I started reading Martin Pousson’s novel expecting a hilarious black comedy and a light read. It is neither. Black Sheep Boy is a harrowing story of survival and, as the best pieces of fiction often are, not an easy read.

Pousson’s elegant prose must be read slowly to be fully enjoyed. I wouldn’t recommend taking this book to the beach (as I did) but saving it for a gloomy day when you have nothing else on your agenda. It is dark. And sad. Prepare to be heartbroken. Painful events are never sweetened or padded with campy humor; merely told with gracious style that makes the unspeakable bearable. There’s some veiled humor, but nothing that will make you laugh out loud. Au contraire, with every page you will feel that your heart shrinks a little. One character’s statement that he had been voted “Most Likely to Suck Seed” in his senior year of high-school, will make you curl a lip, but probably shed a tear too, because of the pitiful circumstances in which he makes this comment.
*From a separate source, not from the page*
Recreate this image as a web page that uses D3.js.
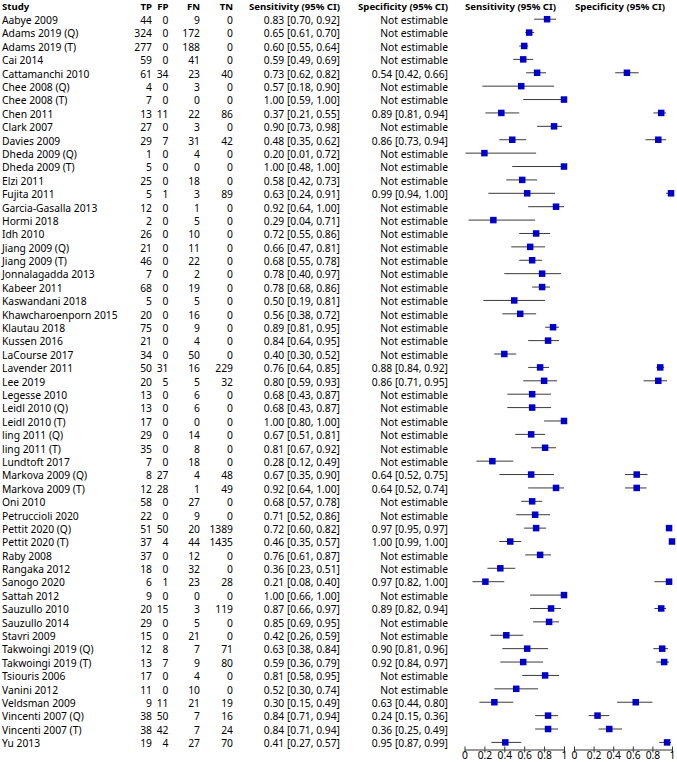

For the most of the book, the main character has no name and neither do his parents or grandparents. Physical descriptions are scarce. I must say that I craved more concrete imagery, especially at the beginning, but overall, the use of metaphor throughout this book works superbly. Pousson’s intention was not to entertain his readers with colorful gay boy adventures, but to make them experience the tragedy of being an outcast, to make them inhabit the main character’s body as if it were a vessel navigating through the dark worlds of the Bayou and homosexual life, rather than an actual person. The protagonist does and sees, but until the very end, he hardly ever expresses how he feels or what he truly wants. We know that he wants to be “normal,” but we never really get to meet him. We simply accompany him, feeling partially numbed, partially frightened, and always inadequate.

An excellent read that reminds us that gay life is not always “gay” and that for many, it may never get better.